__Written problem__.
Extract each line containing the string "this".

* BEGIN Material supplied *

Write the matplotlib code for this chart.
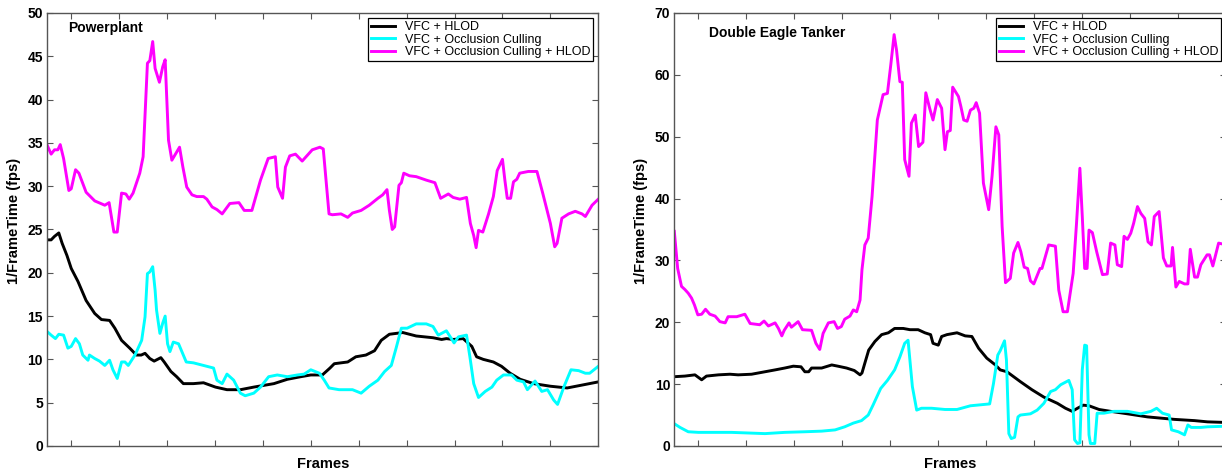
import matplotlib
matplotlib.use('Agg')
import matplotlib.pyplot as plt

plt.rcParams['font.family'] = ['Liberation Sans', 'DejaVu Sans']

labels = ['VFC + HLOD', 'VFC + Occlusion Culling', 'VFC + Occlusion Culling + HLOD']
colors = ['black', '#00ffff', '#ff00ff']

# Powerplant (frame, fps)
pp_hlod_x = [-50, -42, -35, -26, -19, -9, 0, 14, 31, 49, 63, 80, 91, 105, 122, 136, 146, 154, 164, 173, 187, 194, 208, 220, 234, 255, 276, 301, 325, 353, 381, 423, 451, 479, 500, 524, 540,
             549, 577, 594, 615, 633, 647, 664, 692, 720, 755, 773, 783, 797, 818, 836, 846, 860, 881, 898, 916, 937, 965, 1000, 1035, 1063, 1100]
pp_hlod_y = [23.8, 23.8, 24.2, 24.6, 23.4, 22.0, 20.5, 19.0, 16.8, 15.3, 14.6, 14.5, 13.6, 12.2, 11.3, 10.5, 10.5, 10.7, 10.1, 9.8, 10.2, 9.7, 8.6, 8.0, 7.2, 7.2, 7.3, 6.8, 6.5, 6.5, 6.8, 7.2, 7.7, 8.0, 8.2, 8.2, 9.0,
             9.5, 9.7, 10.3, 10.5, 11.0, 12.2, 12.9, 13.1, 12.7, 12.5, 12.3, 12.4, 12.3, 12.4, 11.5, 10.3, 10.0, 9.7, 9.2, 8.4, 7.7, 7.2, 6.9, 6.7, 7.0, 7.4]

pp_occ_x = [-50, -42, -33, -26, -16, -7, 0, 9, 17, 24, 35, 38, 49, 59, 70, 80, 87, 96, 105, 112, 119, 133, 147, 154, 159, 164, 170, 175, 178, 185, 191, 196, 201, 206, 213, 224, 240, 255, 276, 297, 304, 315, 325, 339, 353, 363, 381, 395, 412, 430, 451, 472, 486, 500, 518,
            528, 538, 559, 587, 605, 622, 640, 654, 668, 678, 689, 701, 720, 741, 755, 766, 783, 799, 808, 825, 832, 840, 850, 864, 878, 888, 902, 919, 930, 944, 952, 968, 982, 994, 1007, 1015, 1028, 1043, 1059, 1073, 1082, 1100]
pp_occ_y = [13.2, 12.8, 12.4, 12.9, 12.8, 11.3, 11.5, 12.4, 11.8, 10.5, 9.9, 10.5, 10.1, 9.8, 9.3, 9.9, 8.8, 7.8, 9.7, 9.7, 9.3, 10.5, 12.2, 14.9, 19.9, 20.1, 20.7, 18.0, 15.7, 13.0, 14.2, 15.0, 11.8, 10.9, 12.0, 11.8, 9.7, 9.6, 9.3, 9.0, 7.6, 7.2, 8.3, 7.6, 6.1, 5.8, 6.1, 6.8, 8.0, 8.2, 8.0, 8.2, 8.3, 8.8, 8.4,
            7.6, 6.7, 6.5, 6.5, 6.1, 6.9, 7.6, 8.6, 9.3, 11.3, 13.6, 13.6, 14.1, 14.1, 13.8, 12.8, 13.3, 11.9, 12.6, 12.8, 10.3, 7.2, 5.6, 6.3, 6.8, 7.6, 8.2, 8.2, 7.6, 7.4, 6.5, 7.5, 6.3, 6.5, 5.3, 4.8, 6.8, 8.8, 8.7, 8.4, 8.4, 9.2]

pp_all_x = [-50, -42, -35, -28, -23, -16, -5, 0, 9, 16, 31, 49, 70, 79, 89, 96, 105, 114, 121, 129, 143, 150, 159, 164, 170, 175, 184, 191, 196, 203, 210, 226, 233, 241, 252, 262, 276, 283, 294, 304, 315, 331, 350, 361, 377, 395, 411, 426, 431, 441, 447, 456, 468, 482, 503, 519, 526,
            538, 545, 563, 577, 587, 605, 622, 640, 650, 659, 664, 670, 675, 684, 689, 694, 706, 720, 741, 759, 771, 787, 797, 811, 825, 833, 840, 845, 850, 859, 871, 881, 889, 900, 905, 910, 917, 923, 930, 936, 954, 972, 984, 1000, 1009, 1014, 1024, 1038, 1052, 1066, 1073, 1087, 1100]
pp_all_y = [34.7, 33.7, 34.2, 34.2, 34.8, 33.2, 29.5, 29.7, 31.9, 31.5, 29.3, 28.3, 27.8, 28.1, 24.7, 24.7, 29.2, 29.1, 28.5, 29.2, 31.5, 33.4, 44.2, 44.5, 46.7, 43.6, 42.0, 43.8, 44.6, 35.3, 33.0, 34.5, 32.2, 29.9, 29.0, 28.8, 28.8, 28.5, 27.6, 27.3, 26.8, 28.0, 28.1, 27.2, 27.2, 30.7, 33.2, 33.4, 29.9, 28.6, 32.2, 33.5, 33.7, 32.9, 34.2, 34.5, 34.3,
            26.8, 26.7, 26.8, 26.4, 26.9, 27.2, 27.8, 28.6, 29.0, 29.6, 27.2, 25.0, 25.3, 30.1, 30.4, 31.5, 31.2, 31.1, 30.7, 30.4, 28.6, 29.1, 28.7, 28.5, 28.7, 25.7, 24.3, 22.9, 24.9, 24.7, 26.8, 28.8, 31.8, 33.1, 30.7, 28.6, 28.6, 30.5, 30.8, 31.5, 31.7, 31.7, 29.2, 25.7, 23.0, 23.4, 26.3, 26.8, 27.1, 26.8, 26.5, 27.8, 28.5]

# Double Eagle Tanker
de_hlod_x = [-50, -28, -7, 7, 17, 42, 66, 83, 111, 132, 160, 180, 198, 214, 222, 230, 236, 257, 278, 291, 309, 325, 337, 341, 347, 355, 368, 382, 396, 409, 427, 441, 458, 472, 484, 489, 500, 507, 518,
             539, 556, 570, 584, 601, 619, 629, 643, 671, 695, 720, 748, 765, 779, 790, 802, 814, 835, 859, 894, 936, 964, 992, 1034, 1061, 1100]
de_hlod_y = [11.2, 11.3, 11.5, 10.7, 11.3, 11.5, 11.6, 11.5, 11.6, 11.9, 12.3, 12.6, 12.9, 12.8, 12.0, 12.0, 12.6, 12.6, 13.1, 12.9, 12.6, 12.2, 11.5, 11.8, 13.4, 15.5, 16.9, 18.0, 18.3, 19.0, 19.0, 18.8, 18.8, 18.3, 18.0, 16.6, 16.3, 17.7, 18.0,
             18.3, 17.8, 17.7, 15.8, 14.2, 13.1, 12.3, 12.0, 10.4, 9.1, 7.9, 6.9, 6.1, 5.6, 6.1, 6.6, 6.5, 5.9, 5.6, 5.2, 4.7, 4.5, 4.3, 4.1, 3.9, 3.8]

de_occ_x = [-50, -38, -21, 0, 69, 139, 180, 222, 257, 285, 305, 323, 340, 354, 364, 380, 394, 409, 420, 430, 437, 446, 455, 465, 486, 514, 539, 567, 607, 615, 624, 629, 638, 642, 647, 652, 659, 666, 671, 692, 706, 720, 734, 744, 755, 772, 779, 784,
            790, 795, 800, 805, 809, 814, 817, 826, 831, 845, 866, 894, 922, 943, 955, 967, 981, 986, 1000, 1013, 1020, 1027, 1047, 1061, 1100]
de_occ_y = [3.6, 3.0, 2.3, 2.2, 2.2, 2.0, 2.2, 2.3, 2.4, 2.6, 3.1, 3.7, 4.1, 5.0, 6.6, 9.3, 10.6, 12.3, 14.4, 16.6, 17.1, 9.6, 5.8, 6.1, 6.1, 5.9, 5.9, 6.5, 6.8, 10.1, 14.7, 15.4, 17.0, 13.9, 2.0, 1.2, 1.4, 4.7, 5.0, 5.2, 5.8, 6.9, 8.8, 9.1, 9.9, 10.6, 9.1, 1.0,
            0.4, 0.5, 12.3, 16.3, 16.2, 1.8, 0.4, 0.4, 5.3, 5.3, 5.6, 5.6, 5.2, 5.6, 6.1, 5.3, 5.0, 2.6, 2.3, 1.8, 3.4, 3.0, 3.0, 3.1, 3.2]

de_all_x = [-50, -43, -35, -28, -21, -14, -8, -1, 7, 15, 24, 35, 45, 56, 62, 80, 97, 108, 128, 137, 146, 160, 167, 174, 179, 189, 194, 208, 217, 236, 245, 253, 260, 271, 283, 290, 298, 305, 316, 323, 330, 337, 341, 347, 354, 362, 373, 385, 394, 401, 408, 413, 420, 425, 430, 439,
            444, 452, 459, 468, 474, 482, 489, 498, 507, 514, 519, 525, 530, 542, 547, 553, 560, 567, 574, 579, 586, 594, 605, 612, 620, 626, 633, 640, 650, 657, 666, 672, 679, 686, 692, 699, 712, 716, 730, 744, 751, 760, 769, 781, 788, 795, 800, 805, 810, 814,
            821, 830, 842, 852, 859, 868, 873, 882, 887, 894, 901, 907, 915, 922, 930, 937, 944, 950, 960, 969, 976, 985, 988, 995, 1002, 1013, 1020, 1025, 1034, 1040, 1047, 1060, 1065, 1072, 1084, 1100]
de_all_y = [34.7, 28.7, 25.8, 25.3, 24.7, 23.9, 22.8, 21.2, 21.3, 22.1, 21.3, 21.0, 20.1, 19.9, 20.9, 20.9, 21.3, 19.8, 19.6, 20.2, 19.4, 19.9, 19.0, 17.8, 18.7, 19.9, 19.2, 20.1, 18.8, 18.7, 16.6, 15.6, 18.2, 19.9, 20.1, 19.0, 19.3, 20.5, 21.0, 22.0, 21.7, 23.6, 28.5, 32.5, 33.6, 40.3, 52.7, 56.8, 57.0, 61.6, 66.5, 64.0, 58.9, 58.8, 46.3, 43.6,
            52.2, 53.5, 48.4, 49.1, 57.1, 54.6, 52.7, 56.0, 54.6, 47.9, 50.8, 51.0, 58.0, 56.5, 54.9, 52.7, 52.5, 54.3, 54.6, 55.5, 53.8, 42.5, 38.2, 43.6, 51.6, 50.3, 35.5, 26.4, 27.1, 31.2, 32.9, 31.4, 28.9, 28.7, 26.7, 26.2, 28.7, 28.7, 32.5, 32.3, 25.2, 21.7, 21.7, 27.9, 36.0, 44.9, 37.1, 28.7, 28.7, 34.9,
            34.5, 31.4, 27.7, 27.8, 32.8, 32.5, 29.3, 29.0, 33.9, 33.4, 34.4, 36.0, 38.7, 37.6, 36.8, 33.0, 32.5, 37.1, 37.9, 30.4, 29.1, 29.1, 32.1, 25.7, 26.6, 26.2, 26.2, 31.8, 27.3, 27.3, 29.3, 30.9, 30.9, 29.1, 32.8, 32.5]

frame_ticks = [0, 100, 200, 300, 400, 500, 600, 700, 800, 900, 1000]


def drawPanel(ax, name, series, ymax, ystep, namepos):
    for (xs, ys), lab, col in zip(series, labels, colors):
        ax.plot(xs, ys, color=col, lw=2.1, label=lab)
    ax.set_xlim(-50, 1100)
    ax.set_ylim(0, ymax)
    ax.set_xticks(frame_ticks)
    ax.set_xticklabels([])
    ax.set_yticks(range(0, ymax + 1, ystep))
    ax.tick_params(direction='in', top=True, right=True, length=4, width=0.8, color='#555555', labelsize=10, pad=3)
    for t in ax.get_yticklabels():
        t.set_fontweight('bold')
    for s in ax.spines.values():
        s.set_color('#555555')
        s.set_linewidth(1.0)
    ax.set_xlabel('Frames', fontsize=10.5, fontweight='bold')
    ax.xaxis.set_label_coords(0.5, -0.025)
    ax.xaxis.label.set_va('top')
    ax.set_ylabel('1/FrameTime (fps)', fontsize=10.5, fontweight='bold', labelpad=1)
    ax.yaxis.set_label_coords(-0.047, 0.52)
    ax.text(namepos[0], namepos[1], name, transform=ax.transAxes, fontsize=10, fontweight='bold', va='center')
    leg = ax.legend(loc='upper right', fontsize=9, fancybox=False, framealpha=1, edgecolor='black',
                    borderaxespad=0.4, handlelength=1.9, handletextpad=0.8, borderpad=0.25, labelspacing=0.05)
    leg.get_frame().set_linewidth(0.9)


fig = plt.figure(figsize=(12.22, 4.70), dpi=100)
ax1 = fig.add_axes([0.0387, 0.0511, 0.4509, 0.9213])
ax2 = fig.add_axes([0.5518, 0.0511, 0.4517, 0.9213])

drawPanel(ax1, 'Powerplant', [(pp_hlod_x, pp_hlod_y), (pp_occ_x, pp_occ_y), (pp_all_x, pp_all_y)], 50, 5, (0.038, 0.965))
drawPanel(ax2, 'Double Eagle Tanker', [(de_hlod_x, de_hlod_y), (de_occ_x, de_occ_y), (de_all_x, de_all_y)], 70, 10, (0.063, 0.953))

fig.savefig('out.png', dpi=100)
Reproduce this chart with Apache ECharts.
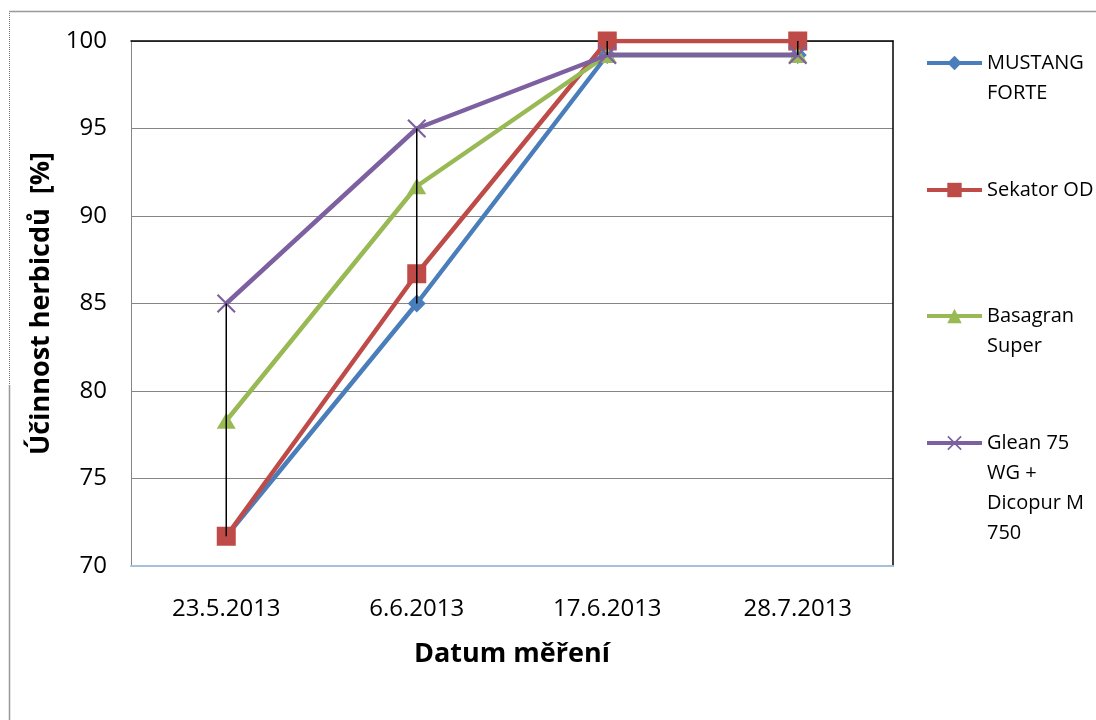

* END Material supplied *

__Result of the task__.
Write the matplotlib code for this chart.
Reproduce this chart with Apache ECharts.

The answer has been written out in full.